Definition and Characteristics
The galactic nucleus, also referred to as the galactic center, is typified by high stellar densities, intense radiation, and often, the presence of a supermassive black hole (SMBH). The size of a galactic nucleus can vary, but it generally spans a few light-years in diameter.
Key characteristics of a galactic nucleus include:
- High stellar density: Stars in the galactic nucleus are packed much more densely compared to other regions of the galaxy.
- Active Galactic Nuclei (AGN): In some galaxies, the nucleus is exceptionally bright and energetic, falling into the category of AGN. These are powered by accretion of matter onto the supermassive black hole.
- Supermassive Black Hole: Most galactic nuclei contain a black hole with a mass ranging from millions to billions of times that of the Sun.
Observational Signatures
Observations of galactic nuclei employ various wavelengths of the electromagnetic spectrum, from radio waves to gamma rays. Some signatures include:
- X-ray and Gamma-Ray Emissions: High-energy emissions often indicate the presence of an SMBH actively accreting matter.
- Synchrotron Radiation: Produced by electrons spiraling around magnetic fields, often observed in radio frequencies.
- Infrared Emissions: Dust and gas heated by intense star formation or the radiation from AGN.
Dynamics and Interactions
The influences of a galactic nucleus extend throughout the host galaxy.
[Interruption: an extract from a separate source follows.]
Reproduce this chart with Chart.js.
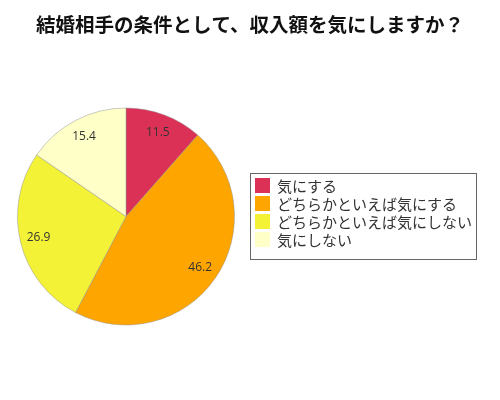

The gravitational pull of the central black hole affects star orbits, leading to unique dynamical features such as:
- Stellar Orbits: Stars and gas clouds follow elliptical, often highly eccentric orbits under the gravitational influence of the SMBH.
- Relativistic Jets: In some AGNs, relativistic particles are ejected in collimated jets that extend well beyond the galactic nucleus.
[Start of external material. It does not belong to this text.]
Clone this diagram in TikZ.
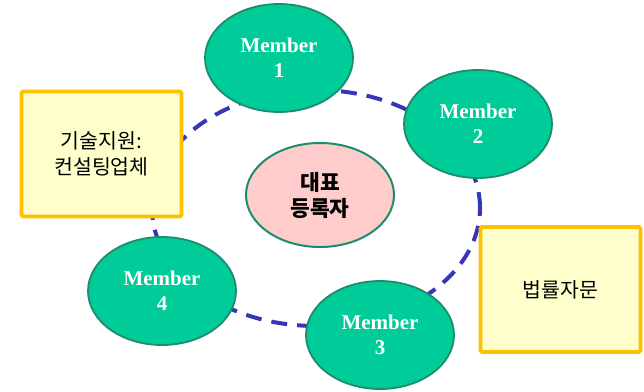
\documentclass[tikz,border=0pt]{standalone}
\usepackage{fontspec}
\setmainfont{Liberation Serif}
\newfontfamily\kr{Noto Sans CJK KR}
\usetikzlibrary{shapes.geometric}
\definecolor{memfill}{HTML}{00CC99}
\definecolor{memdraw}{HTML}{1B8C6C}
\definecolor{pinkfill}{HTML}{FFCCCC}
\definecolor{boxfill}{HTML}{FFFFCC}
\definecolor{boxdraw}{HTML}{FFC000}
\definecolor{ringcol}{HTML}{3636B8}
\tikzset{
  member/.style={ellipse, draw=memdraw, line width=1.8pt, fill=memfill,
    minimum width=148pt, minimum height=108pt, inner sep=0pt, align=center,
    text=white, font=\bfseries\fontsize{21}{25}\selectfont},
  rep/.style={ellipse, draw=memdraw, line width=2pt, fill=pinkfill,
    minimum width=148pt, minimum height=104pt, inner sep=0pt, align=center,
    font=\kr\bfseries\fontsize{21.5}{26}\selectfont},
  infobox/.style={rectangle, rounded corners=1.5pt, draw=boxdraw, line width=3.8pt, fill=boxfill,
    minimum width=160pt, minimum height=125pt, inner sep=0pt, align=center,
    font=\kr\fontsize{20.5}{26}\selectfont},
  ring/.style={draw=ringcol, line width=4pt, dash pattern=on 16pt off 10pt}
}
\begin{document}
\begin{tikzpicture}[x=1pt,y=-1pt]
\useasboundingbox (0,0) rectangle (644,391);
\coordinate (ringc) at (316,208);
\draw[ring] (ringc) ellipse [x radius=164pt, y radius=118pt];
\node[infobox] (tech) at (101.5,154) {기술지원:\\컨설팅업체};
\node[infobox] (law) at (560.5,289.5) {법률자문};
\node[member] (m1) at (279,58) {Member\\1};
\node[member] (m2) at (478,124) {Member\\2};
\node[member] (m3) at (380,335) {Member\\3};
\node[member] (m4) at (162,291) {Member\\4};
\node[rep] (rep) at (320,195) {대표\\등록자};
\end{tikzpicture}
\end{document}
- Star Formation Suppression or Triggering: The energy output (feedback) from the nucleus can either trigger star formation in nearby regions or heat up the gas preventing further star formation (quenching).
Mathematical Formulation
The behavior and dynamics of the galactic nucleus can be described using several equations and principles from astrophysics. One key relationship is the Schwarzschild radius, the radius of the event horizon of a black hole, given by:
\[ R_s = \frac{2GM}{c^2} \]
where:
- \( R_s \) is the Schwarzschild radius,
- \( G \) is the gravitational constant,
- \( M \) is the mass of the black hole, and
- \( c \) is the speed of light.
Understanding the velocity dispersion of stars \( \sigma \) in the nucleus allows for estimation of the SMBH mass using the M-\(\sigma\) relation:
\[ M_{\text{SMBH}} \approx K \sigma^p \]
where:
- \( M_{\text{SMBH}} \) is the mass of the supermassive black hole,
- \( K \) and \( p \) are constants determined empirically.
Conclusion
Study of the galactic nucleus is pivotal for comprehending the broader questions of galaxy formation and evolution. It remains an active field of research, continually revealing the complex interactions between the central black hole, stars, gas, and dark matter in galaxies. Through advancing observational technology and theoretical modeling, our understanding of these fascinating regions continues to deepen, shedding light on the processes that govern our universe.